In fact, the author’s affiliation was with a German University, which led to a cryptic apology from the journal, though the harm had already been done. In an email exchange, the editors declined to tell me how or whether they would apply BDS guidelines in the future.
Even worse is likely to come. In Europe, Israeli authors’ articles are summarily “rejected by journals” and “reviewers refuse to review Israeli research projects or academic papers.” Some universities have imposed “bans on inviting Israelis to academic conferences.”
Then there is the platitude that “individual faculty members and students should be free to weigh, assess and debate the specific circumstances giving rise to calls for systematic academic boycotts.” Thus, as the AAUP president put it, there is a “collective and individual [right] of faculty members to decide democratically to support a systematic academic boycott.”
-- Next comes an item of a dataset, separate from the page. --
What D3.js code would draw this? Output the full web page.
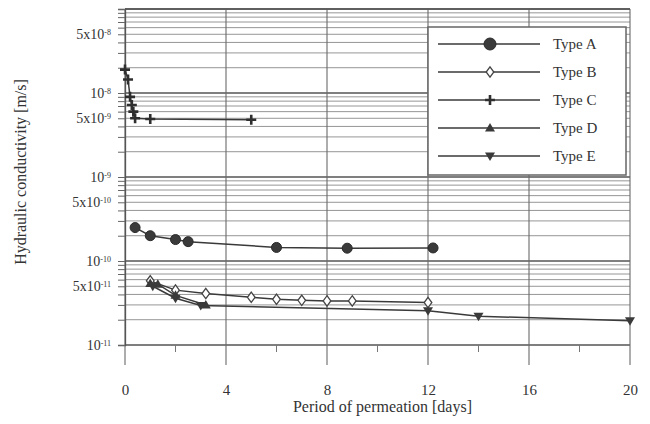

The AAUP’s original opposition, however, addressed only the wisdom and intellectual validity of boycotting, not the right of individuals to engage in it.
Faculty members, like all citizens, have many rights of speech and association that can be harmful when exercised. They can belong to discriminatory private clubs, oppose equitable admissions policies, advocate censorship, or perhaps deny the Holocaust (if kept out of their teaching).
But the AAUP would never declare such activity “legitimate,” even though protected by the First Amendment.
As the Foundation for Individual Rights and Expression put it, there is no contradiction between recognizing “the rights of individual students and faculty” and opposing “academic boycotts as a threat to academic freedom.”
The tragic irony of the new AAUP position is that it will surely be used to promote the boycott of Israeli universities, which happen to be the most liberal, peace-oriented, and integrated institutions in the country.
Jewish and Arab students at Tel Aviv University, for example, have annually observed Nakba Day, commemorating the dispossession and exile of Palestinians that occurred during Israel’s war of independence.
Prime Minister Benjamin Netanyahu and his settler allies are no friends of higher education, which they accurately see as a locus of resistance to their oppressive government. Nor would they care if Israeli scholars are isolated from their international colleagues.
By weakening Israeli universities, the academic boycotters are undermining the cease-fire movement and strengthening the eliminationists.
As the Polish psychology professor Michał Bilewicz wrote in the Chronicle of Higher Education, “Academic boycotts hurt dissidents most.”
And now, they have the blessing of the AAUP.
Steven Lubet is the Williams Memorial Professor Emeritus at the Northwestern University Pritzker School of Law.